+++ Records for the task +++

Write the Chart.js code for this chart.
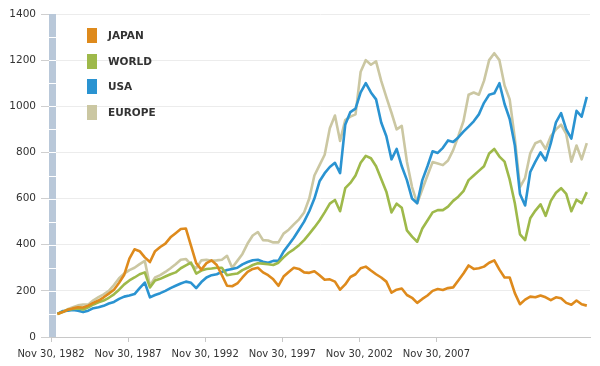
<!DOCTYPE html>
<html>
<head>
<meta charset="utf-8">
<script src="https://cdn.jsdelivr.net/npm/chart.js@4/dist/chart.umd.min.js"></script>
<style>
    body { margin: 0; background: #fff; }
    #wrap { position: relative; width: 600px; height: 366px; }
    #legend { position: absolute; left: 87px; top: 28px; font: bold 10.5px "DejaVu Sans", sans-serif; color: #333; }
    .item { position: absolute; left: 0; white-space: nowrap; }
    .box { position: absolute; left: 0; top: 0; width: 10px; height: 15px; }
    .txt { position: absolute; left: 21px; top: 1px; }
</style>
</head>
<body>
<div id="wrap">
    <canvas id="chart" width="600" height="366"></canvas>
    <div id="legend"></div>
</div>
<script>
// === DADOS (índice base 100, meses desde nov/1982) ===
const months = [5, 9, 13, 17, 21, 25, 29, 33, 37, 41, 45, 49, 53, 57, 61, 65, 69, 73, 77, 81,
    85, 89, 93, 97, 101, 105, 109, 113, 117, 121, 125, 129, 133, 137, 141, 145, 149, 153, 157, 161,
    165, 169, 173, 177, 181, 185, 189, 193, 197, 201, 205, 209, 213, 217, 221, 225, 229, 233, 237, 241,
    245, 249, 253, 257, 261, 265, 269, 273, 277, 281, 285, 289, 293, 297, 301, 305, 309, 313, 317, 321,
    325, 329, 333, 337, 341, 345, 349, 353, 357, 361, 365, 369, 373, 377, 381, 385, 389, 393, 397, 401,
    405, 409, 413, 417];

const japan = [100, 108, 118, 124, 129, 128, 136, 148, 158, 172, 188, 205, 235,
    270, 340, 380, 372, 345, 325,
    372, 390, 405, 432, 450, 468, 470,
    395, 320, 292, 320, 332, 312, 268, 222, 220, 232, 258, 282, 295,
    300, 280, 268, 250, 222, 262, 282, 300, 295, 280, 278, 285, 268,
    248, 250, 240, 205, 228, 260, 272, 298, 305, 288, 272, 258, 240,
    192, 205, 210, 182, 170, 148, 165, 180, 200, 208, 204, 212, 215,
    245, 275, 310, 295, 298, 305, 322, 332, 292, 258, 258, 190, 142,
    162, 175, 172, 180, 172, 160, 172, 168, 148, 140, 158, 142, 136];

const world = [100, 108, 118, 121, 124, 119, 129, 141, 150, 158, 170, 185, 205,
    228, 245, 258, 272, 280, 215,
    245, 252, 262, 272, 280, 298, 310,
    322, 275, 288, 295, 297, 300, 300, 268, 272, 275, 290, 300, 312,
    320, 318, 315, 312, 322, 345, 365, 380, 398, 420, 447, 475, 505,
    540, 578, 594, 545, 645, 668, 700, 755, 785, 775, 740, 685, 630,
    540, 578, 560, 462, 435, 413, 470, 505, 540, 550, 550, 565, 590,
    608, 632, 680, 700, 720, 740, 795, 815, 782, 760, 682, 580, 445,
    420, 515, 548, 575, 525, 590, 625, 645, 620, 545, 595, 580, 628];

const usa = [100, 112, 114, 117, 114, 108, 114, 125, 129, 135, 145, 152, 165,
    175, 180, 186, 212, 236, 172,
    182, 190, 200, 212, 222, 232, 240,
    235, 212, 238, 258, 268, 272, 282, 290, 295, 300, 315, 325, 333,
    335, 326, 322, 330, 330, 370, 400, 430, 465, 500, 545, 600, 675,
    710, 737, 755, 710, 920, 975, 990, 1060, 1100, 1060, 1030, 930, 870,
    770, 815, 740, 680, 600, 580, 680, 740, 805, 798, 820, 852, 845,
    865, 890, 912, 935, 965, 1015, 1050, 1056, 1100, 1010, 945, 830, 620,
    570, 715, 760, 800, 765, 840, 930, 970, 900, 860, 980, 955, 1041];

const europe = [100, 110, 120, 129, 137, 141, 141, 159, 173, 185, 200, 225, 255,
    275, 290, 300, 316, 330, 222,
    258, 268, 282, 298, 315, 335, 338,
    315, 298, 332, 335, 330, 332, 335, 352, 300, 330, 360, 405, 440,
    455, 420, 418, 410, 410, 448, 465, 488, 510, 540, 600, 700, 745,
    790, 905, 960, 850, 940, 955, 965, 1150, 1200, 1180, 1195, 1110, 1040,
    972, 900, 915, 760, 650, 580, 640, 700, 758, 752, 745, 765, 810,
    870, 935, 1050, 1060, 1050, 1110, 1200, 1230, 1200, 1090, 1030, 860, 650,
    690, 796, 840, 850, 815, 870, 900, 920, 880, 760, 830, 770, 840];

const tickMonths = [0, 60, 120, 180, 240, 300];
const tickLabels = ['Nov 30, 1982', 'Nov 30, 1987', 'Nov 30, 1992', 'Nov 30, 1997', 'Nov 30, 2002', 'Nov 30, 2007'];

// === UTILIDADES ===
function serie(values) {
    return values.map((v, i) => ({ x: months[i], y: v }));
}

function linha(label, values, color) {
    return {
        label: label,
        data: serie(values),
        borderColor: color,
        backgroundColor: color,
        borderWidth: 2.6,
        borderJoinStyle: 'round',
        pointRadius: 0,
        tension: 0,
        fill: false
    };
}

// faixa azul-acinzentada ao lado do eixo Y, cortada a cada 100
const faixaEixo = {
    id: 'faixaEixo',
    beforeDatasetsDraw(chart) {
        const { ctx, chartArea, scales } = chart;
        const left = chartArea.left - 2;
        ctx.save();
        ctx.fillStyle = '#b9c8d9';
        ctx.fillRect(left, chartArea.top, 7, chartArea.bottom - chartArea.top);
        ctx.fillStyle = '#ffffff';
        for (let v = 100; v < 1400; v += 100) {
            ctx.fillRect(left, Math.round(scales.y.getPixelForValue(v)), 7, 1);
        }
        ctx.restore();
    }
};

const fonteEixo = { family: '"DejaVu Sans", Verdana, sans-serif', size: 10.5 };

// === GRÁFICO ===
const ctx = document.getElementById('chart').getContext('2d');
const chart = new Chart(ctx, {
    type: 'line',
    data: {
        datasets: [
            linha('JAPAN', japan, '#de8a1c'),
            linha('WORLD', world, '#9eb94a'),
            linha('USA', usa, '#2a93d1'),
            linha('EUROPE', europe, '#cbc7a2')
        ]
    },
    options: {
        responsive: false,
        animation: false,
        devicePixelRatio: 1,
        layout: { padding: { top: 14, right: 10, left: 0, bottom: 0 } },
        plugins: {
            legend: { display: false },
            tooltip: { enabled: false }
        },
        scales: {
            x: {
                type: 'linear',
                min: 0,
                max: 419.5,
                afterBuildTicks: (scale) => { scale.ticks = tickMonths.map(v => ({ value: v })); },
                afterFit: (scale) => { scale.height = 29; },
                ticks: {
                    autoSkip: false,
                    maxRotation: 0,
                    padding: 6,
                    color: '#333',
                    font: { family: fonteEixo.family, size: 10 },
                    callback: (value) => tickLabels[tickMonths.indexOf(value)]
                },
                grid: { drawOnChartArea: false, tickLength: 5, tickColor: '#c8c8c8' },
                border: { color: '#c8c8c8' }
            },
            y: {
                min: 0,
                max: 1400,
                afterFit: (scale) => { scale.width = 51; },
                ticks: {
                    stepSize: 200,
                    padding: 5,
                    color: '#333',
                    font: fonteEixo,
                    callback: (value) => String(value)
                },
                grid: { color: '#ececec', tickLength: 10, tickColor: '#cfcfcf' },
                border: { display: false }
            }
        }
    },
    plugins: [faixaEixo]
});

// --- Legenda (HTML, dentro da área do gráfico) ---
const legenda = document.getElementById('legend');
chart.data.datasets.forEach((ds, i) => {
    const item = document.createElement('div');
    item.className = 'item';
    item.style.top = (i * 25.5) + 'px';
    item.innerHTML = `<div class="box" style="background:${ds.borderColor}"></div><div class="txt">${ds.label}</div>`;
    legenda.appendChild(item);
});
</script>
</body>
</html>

+++
+++ Records for the task +++

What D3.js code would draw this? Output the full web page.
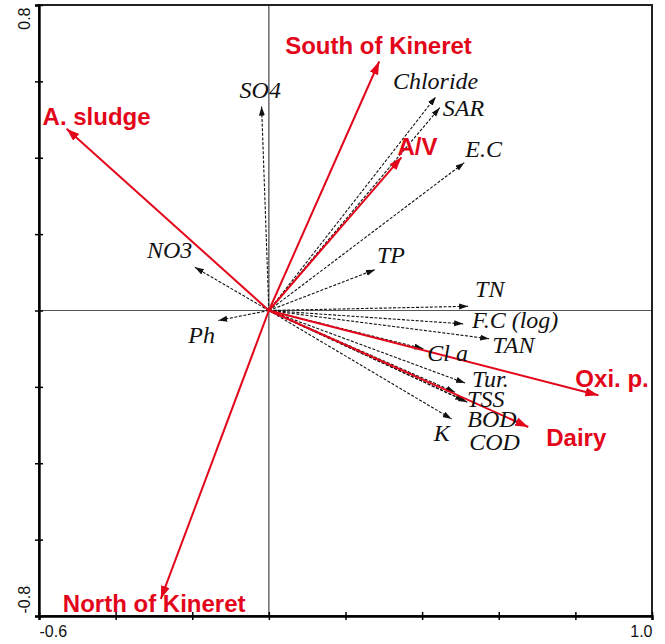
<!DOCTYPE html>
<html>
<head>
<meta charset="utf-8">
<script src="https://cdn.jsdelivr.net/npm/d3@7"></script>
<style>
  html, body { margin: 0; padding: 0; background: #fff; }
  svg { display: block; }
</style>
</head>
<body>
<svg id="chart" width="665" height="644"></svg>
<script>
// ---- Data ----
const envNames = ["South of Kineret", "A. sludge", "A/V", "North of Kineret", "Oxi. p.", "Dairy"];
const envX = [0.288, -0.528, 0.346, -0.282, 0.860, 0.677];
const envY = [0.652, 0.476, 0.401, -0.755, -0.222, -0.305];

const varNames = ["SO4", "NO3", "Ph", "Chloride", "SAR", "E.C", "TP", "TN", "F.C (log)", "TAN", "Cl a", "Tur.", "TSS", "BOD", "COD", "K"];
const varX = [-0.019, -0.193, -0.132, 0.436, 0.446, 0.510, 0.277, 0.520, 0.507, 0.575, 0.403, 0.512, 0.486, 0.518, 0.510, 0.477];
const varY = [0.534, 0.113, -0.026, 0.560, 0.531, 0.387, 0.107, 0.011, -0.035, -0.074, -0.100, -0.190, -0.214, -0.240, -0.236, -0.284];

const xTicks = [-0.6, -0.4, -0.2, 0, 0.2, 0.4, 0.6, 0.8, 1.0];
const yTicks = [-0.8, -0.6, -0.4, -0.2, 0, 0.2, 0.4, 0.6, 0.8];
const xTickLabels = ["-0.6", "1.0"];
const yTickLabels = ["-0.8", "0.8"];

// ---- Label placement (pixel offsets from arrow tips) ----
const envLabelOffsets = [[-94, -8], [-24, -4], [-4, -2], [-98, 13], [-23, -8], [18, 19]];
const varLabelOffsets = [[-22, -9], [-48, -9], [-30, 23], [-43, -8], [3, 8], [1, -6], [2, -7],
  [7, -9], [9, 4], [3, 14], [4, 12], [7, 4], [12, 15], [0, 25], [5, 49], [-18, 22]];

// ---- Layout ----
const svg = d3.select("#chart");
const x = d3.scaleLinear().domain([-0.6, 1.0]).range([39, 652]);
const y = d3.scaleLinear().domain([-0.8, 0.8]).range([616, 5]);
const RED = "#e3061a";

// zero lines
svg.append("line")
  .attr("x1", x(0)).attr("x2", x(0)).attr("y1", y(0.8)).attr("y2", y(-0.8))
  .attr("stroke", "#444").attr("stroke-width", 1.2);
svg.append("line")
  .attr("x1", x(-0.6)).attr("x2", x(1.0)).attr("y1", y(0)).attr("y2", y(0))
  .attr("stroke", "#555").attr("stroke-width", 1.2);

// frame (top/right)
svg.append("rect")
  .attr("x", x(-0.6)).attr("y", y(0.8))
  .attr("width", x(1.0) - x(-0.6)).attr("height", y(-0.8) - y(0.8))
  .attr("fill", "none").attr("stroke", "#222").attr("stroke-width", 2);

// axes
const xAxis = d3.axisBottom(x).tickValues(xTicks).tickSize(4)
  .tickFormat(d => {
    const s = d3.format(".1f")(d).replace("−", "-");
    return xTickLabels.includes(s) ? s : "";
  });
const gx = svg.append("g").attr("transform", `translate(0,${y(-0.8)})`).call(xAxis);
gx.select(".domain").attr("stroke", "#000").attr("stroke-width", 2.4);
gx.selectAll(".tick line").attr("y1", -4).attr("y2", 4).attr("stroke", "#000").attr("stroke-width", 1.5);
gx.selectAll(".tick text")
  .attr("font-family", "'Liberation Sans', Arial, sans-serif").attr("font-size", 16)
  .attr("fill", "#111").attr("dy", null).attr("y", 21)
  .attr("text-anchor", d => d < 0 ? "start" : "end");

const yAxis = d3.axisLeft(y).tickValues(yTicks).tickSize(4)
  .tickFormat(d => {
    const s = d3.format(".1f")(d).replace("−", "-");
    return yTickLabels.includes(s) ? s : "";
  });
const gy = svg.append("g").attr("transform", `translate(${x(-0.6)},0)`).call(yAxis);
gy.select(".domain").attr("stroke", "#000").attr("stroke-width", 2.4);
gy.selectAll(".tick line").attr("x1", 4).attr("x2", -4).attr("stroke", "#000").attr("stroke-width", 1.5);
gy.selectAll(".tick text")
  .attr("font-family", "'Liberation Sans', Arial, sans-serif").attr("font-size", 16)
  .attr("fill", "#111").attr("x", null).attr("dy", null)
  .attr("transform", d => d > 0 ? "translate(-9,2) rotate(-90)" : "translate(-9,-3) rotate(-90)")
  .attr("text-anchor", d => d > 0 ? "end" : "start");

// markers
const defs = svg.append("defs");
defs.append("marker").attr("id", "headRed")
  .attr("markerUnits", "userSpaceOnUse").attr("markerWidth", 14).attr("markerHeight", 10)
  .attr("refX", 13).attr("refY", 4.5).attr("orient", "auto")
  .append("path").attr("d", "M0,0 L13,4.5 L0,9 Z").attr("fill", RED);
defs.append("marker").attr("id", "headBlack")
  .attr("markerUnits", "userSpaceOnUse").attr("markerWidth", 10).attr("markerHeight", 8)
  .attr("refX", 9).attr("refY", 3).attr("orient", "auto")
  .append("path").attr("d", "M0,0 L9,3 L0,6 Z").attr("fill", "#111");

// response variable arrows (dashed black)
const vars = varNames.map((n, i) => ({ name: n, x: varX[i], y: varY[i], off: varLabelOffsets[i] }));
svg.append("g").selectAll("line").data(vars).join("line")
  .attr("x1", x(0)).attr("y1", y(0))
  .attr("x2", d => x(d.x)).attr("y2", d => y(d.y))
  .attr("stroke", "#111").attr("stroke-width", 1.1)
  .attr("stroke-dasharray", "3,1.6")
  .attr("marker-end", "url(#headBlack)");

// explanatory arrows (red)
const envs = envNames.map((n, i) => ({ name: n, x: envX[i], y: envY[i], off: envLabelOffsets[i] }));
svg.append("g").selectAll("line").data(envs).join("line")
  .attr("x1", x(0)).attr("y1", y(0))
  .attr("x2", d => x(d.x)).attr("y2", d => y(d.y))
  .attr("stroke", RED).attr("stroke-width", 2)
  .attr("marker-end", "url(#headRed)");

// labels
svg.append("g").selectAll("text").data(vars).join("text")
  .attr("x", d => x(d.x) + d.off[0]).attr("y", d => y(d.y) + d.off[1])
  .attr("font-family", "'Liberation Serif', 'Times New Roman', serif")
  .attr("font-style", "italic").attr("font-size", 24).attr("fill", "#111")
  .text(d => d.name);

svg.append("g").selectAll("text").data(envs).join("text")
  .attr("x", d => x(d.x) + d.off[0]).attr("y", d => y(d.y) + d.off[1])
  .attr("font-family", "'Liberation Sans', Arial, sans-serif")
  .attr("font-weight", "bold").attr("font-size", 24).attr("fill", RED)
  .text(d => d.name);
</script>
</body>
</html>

+++
+++ Records for the task +++

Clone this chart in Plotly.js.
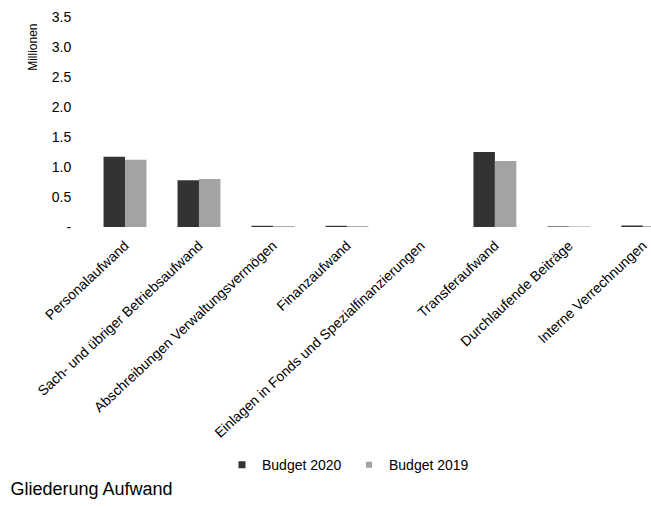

+++

Using the data above, set down each line from the line with "Write the Chart.js code for this chart." to the line with "405, 409, 413, 417];" exactly, both ends included, and leave the pictures behind. Nothing else belongs.

• [In response]:
Write the Chart.js code for this chart.
<!DOCTYPE html>
<html>
<head>
<meta charset="utf-8">
<script src="https://cdn.jsdelivr.net/npm/chart.js@4/dist/chart.umd.min.js"></script>
<style>
    body { margin: 0; background: #fff; }
    #wrap { position: relative; width: 600px; height: 366px; }
    #legend { position: absolute; left: 87px; top: 28px; font: bold 10.5px "DejaVu Sans", sans-serif; color: #333; }
    .item { position: absolute; left: 0; white-space: nowrap; }
    .box { position: absolute; left: 0; top: 0; width: 10px; height: 15px; }
    .txt { position: absolute; left: 21px; top: 1px; }
</style>
</head>
<body>
<div id="wrap">
    <canvas id="chart" width="600" height="366"></canvas>
    <div id="legend"></div>
</div>
<script>
// === DADOS (índice base 100, meses desde nov/1982) ===
const months = [5, 9, 13, 17, 21, 25, 29, 33, 37, 41, 45, 49, 53, 57, 61, 65, 69, 73, 77, 81,
    85, 89, 93, 97, 101, 105, 109, 113, 117, 121, 125, 129, 133, 137, 141, 145, 149, 153, 157, 161,
    165, 169, 173, 177, 181, 185, 189, 193, 197, 201, 205, 209, 213, 217, 221, 225, 229, 233, 237, 241,
    245, 249, 253, 257, 261, 265, 269, 273, 277, 281, 285, 289, 293, 297, 301, 305, 309, 313, 317, 321,
    325, 329, 333, 337, 341, 345, 349, 353, 357, 361, 365, 369, 373, 377, 381, 385, 389, 393, 397, 401,
    405, 409, 413, 417];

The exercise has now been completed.